Of course you want pictures. Here are some. This first one shows all the men, with the boys running ahead. I'm in there somewhere.

One of our boys carrying the cross. They took turns.

Here's one of our boys using the diagram I gave them to "chalk the walk."

Another of the boys letting people know we'd been there.

Here I am, with the deacon to my right, and the seminarian to my left. If anyone wonders why we didn't wear vestments...well, it was about 85 degrees, and we were in the sun for over an hour.


Rood Screen said...


Liz said...

Are you going to do anything special for the women and girls in your parish? The future mothers of prospective priests.

Fr Martin Fox said...

Liz -

Sure. What did you have in mind?

Jackie said...

Outstanding Father! M

Banshee said...

The problem is that Catholic women used to come up with all kinds of female Catholic devotions, but they've mostly died out. I don't know what would be a good activity now. Everybody likes processions, but I don't know if everybody likes long ones....

Well, St. Remy was friends and allies with St. Clotildis (aka Clotilde), queen and widow. She's a patron saint for brides as well as widows and mothers, and she's also the patron saint of French army aviation (helicopters, mostly). She had a pretty hard life, as her then-pagan husband, King Clovis, blamed their baptisms for the deaths of some of her baby sons.

But she kept trying, and when Clovis went to war, she advised him to call on the true God. He scoffed until the battle was almost lost, at which point he prayed to "Clotilde's God" and suddenly was saved. His comment to her after he got home was, "Clovis has conquered the Alemanni, and you have conquered Clovis." Clovis announced his intention to become Christian, and all his nobles who'd also been saved in the battle agreed to do the same.

St. Remigius took on the task of preparing hundreds of people for Baptism, and decided that they would be ready by Christmas instead of waiting for Easter! So with much festivity and a procession arranged by the queen, the Frankish nobles were baptized on Christmas Eve.

St. Remigius' mom was St. Cilinia or Celina. (Yeah, I didn't know that was a saint's name, either.) His nurse was St. Balsamia/Balsamie (Nov. 14/Nov. 16), so he had a "milk-brother", her son St. Celsin or Soissin.

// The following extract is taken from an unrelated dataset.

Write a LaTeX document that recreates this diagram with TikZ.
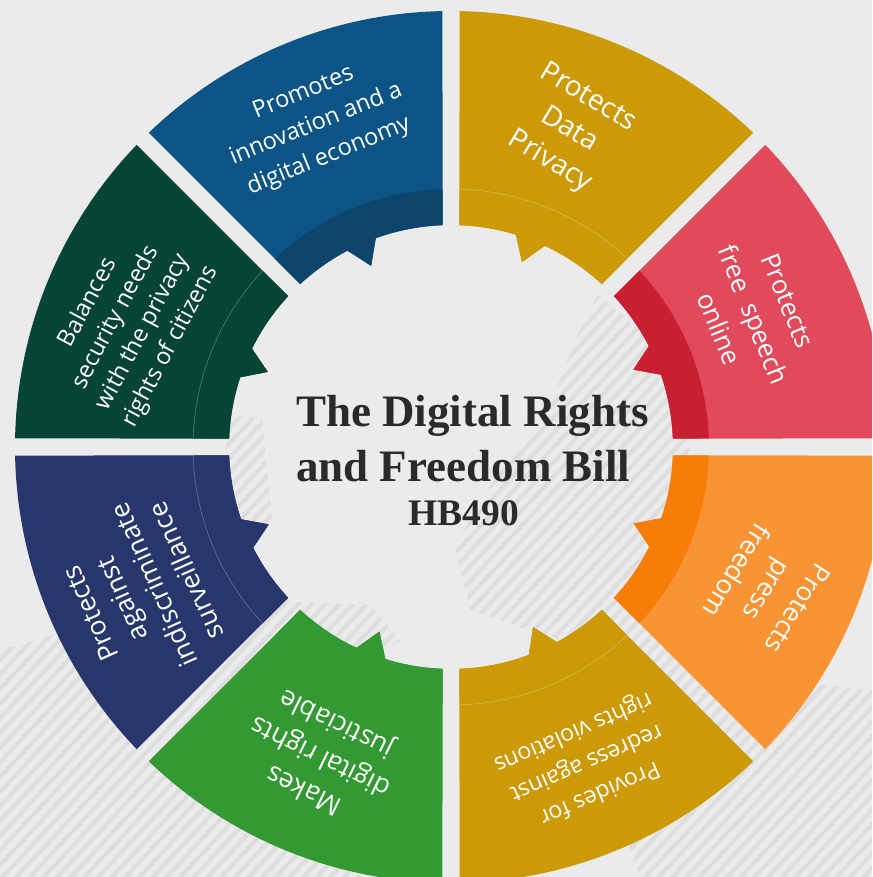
\documentclass[tikz,border=0pt]{standalone}
\usepackage{fontspec}
\usepackage{tikz}
\newfontfamily\segfont{Open Sans}
\newfontfamily\titlefont{Liberation Serif}
\definecolor{bggray}{HTML}{EBEBEB}
\definecolor{stripegray}{HTML}{DDDDDD}
\definecolor{innoblue}{HTML}{0B5485}
\definecolor{innoband}{HTML}{0D4469}
\definecolor{privgold}{HTML}{CC9A06}
\definecolor{speechred}{HTML}{E04A5B}
\definecolor{speechband}{HTML}{C81F32}
\definecolor{pressorange}{HTML}{F99435}
\definecolor{pressband}{HTML}{F77D08}
\definecolor{justgreen}{HTML}{339933}
\definecolor{survnavy}{HTML}{28376B}
\definecolor{secgreen}{HTML}{064536}
\definecolor{titlegray}{HTML}{2A2A2A}

\begin{document}
\begin{tikzpicture}[x=1pt, y=1pt,
    segtext/.style 2 args={text=white, align=center, font=\segfont\fontsize{#1}{#2}\selectfont},
    headline/.style={text=titlegray, inner sep=0pt, font=\titlefont\bfseries\fontsize{45}{54}\selectfont},
    stripe/.style={stripegray, line width=4.2pt},
    bandline/.style={white, line width=0.6pt}]
    \useasboundingbox (-451,-430) rectangle (421,447);
    \clip (-451,-430) rectangle (421,447);
    \fill[bggray] (-451,-430) rectangle (421,447);
    % Map texture behind the ring (image coordinates)
    \begin{scope}[shift={(-451,447)}, yscale=-1]
        \clip (598,295) -- (640,330) -- (690,450) -- (700,620) -- (780,680) -- (872,690) -- (872,877)
              -- (640,877) -- (600,760) -- (560,640) -- (470,610) -- (455,545) -- (500,470) -- (545,420) -- (575,340) -- cycle
              (226,415) -- (262,418) -- (272,520) -- (240,545) -- (226,530) -- cycle
              (0,650) -- (70,630) -- (180,650) -- (250,600) -- (370,605) -- (400,640) -- (330,700) -- (310,790) -- (360,877) -- (0,877) -- cycle;
        \foreach \k in {0,...,125}
            \draw[stripe, rotate=43] (\k*10,-620) -- (\k*10,660);
    \end{scope}
    % Ring segments: start angle / colour / band colour / tab angle / band line
    \foreach \a/\main/\band/\t/\op in {90/innoblue/innoband/113.8/0, 45/privgold/privgold/69/0.3,
        0/speechred/speechband/23/0, -45/pressorange/pressband/-22.7/0, -90/privgold/privgold/-65.5/0.3,
        -135/justgreen/justgreen/-111.2/0, 180/survnavy/survnavy/203/0.3, 135/secgreen/secgreen/157.7/0.3} {
        \fill[\main] (\a+1.12:436) arc[start angle=\a+1.12, end angle=\a+43.88, radius=436]
            -- (\a+42.81:222) arc[start angle=\a+42.81, end angle=\t+4, radius=222]
            -- (\t:198) -- (\t-4:222) arc[start angle=\t-4, end angle=\a+2.19, radius=222] -- cycle;
        \fill[\band] (\a+1.89:258) arc[start angle=\a+1.89, end angle=\a+43.11, radius=258]
            -- (\a+42.81:222) arc[start angle=\a+42.81, end angle=\t+4, radius=222]
            -- (\t:198) -- (\t-4:222) arc[start angle=\t-4, end angle=\a+2.19, radius=222] -- cycle;
        \draw[bandline, opacity=\op] (\a+1.89:258) arc[start angle=\a+1.89, end angle=\a+43.11, radius=258];
    }
    % Segment texts
    \node[segtext={23.5}{34}, rotate=22] (innovation) at (112.7:349) {Promotes\\innovation and a\\digital economy};
    \node[segtext={28}{37}, rotate=-31] (dataprivacy) at (69.6:338) {Protects\\Data\\Privacy};
    \node[segtext={26}{37}, rotate=-68] (freespeech) at (23.6:330) {Protects\\free\ \ speech\\online};
    \node[segtext={26}{36}, rotate=-122] (pressfreedom) at (-24.3:347) {Protects\\press\\freedom};
    \node[segtext={23}{33}, rotate=-156.5] (redress) at (-66.8:343) {Provides for\\redress against\\rights violations};
    \node[segtext={26.5}{37}, rotate=154] (justiciable) at (-112.8:335) {Makes\\digital rights\\justiciable};
    \node[segtext={26.5}{35}, rotate=114] (surveillance) at (204.9:345) {Protects\\against\\indiscriminate\\surveillance};
    \node[segtext={23.5}{31}, rotate=62] (security) at (159.2:344) {Balances\\security needs\\with the privacy\\rights of citizens};
    % Title in the centre
    \node[headline, anchor=base west] (titletop) at (-155,20) {The Digital Rights};
    \node[headline, anchor=base west] (titlebottom) at (-155,-35) {and Freedom Bill};
    \node[headline, anchor=base, font=\titlefont\bfseries\fontsize{37.5}{45}\selectfont] (billno) at (13,-79) {HB490};
\end{tikzpicture}
\end{document}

St. Genovefa (aka Genevieve) was another notable Frankish lady of the time, known for her charitable works, churchbuilding, and miracle-working. St. Clotilde was a supporter, and commissioned her Life. She's patron saint of Paris.

Robert said...


Our parish has an annual "Advent by Candlelight" event for the mothers and the older teens on the first Saturday in Advent. The ladies (and girls) sign up to host a table, they decorate them with their best china & candles and invite friends and family. The night starts with dessert and chatting, and they circulate amongst the tables and vote for who has the prettiest. Then there is a speaker (sometimes Father, sometimes one of the "experienced" mothers) followed by 15 minutes or so of silent reflection. Then the winner of the prettiest table is announced and the rest of the evening is spent visiting and snacking. It usually goes for two hours or so but there really isn't an end time. The whole thing is the brainchild of one of the "experienced" mothers (I think she has nine children.)

We don't have an event specifically for the men. I'll have to show this post to Father.

Anonymous said...

This is one of the best stories I have read.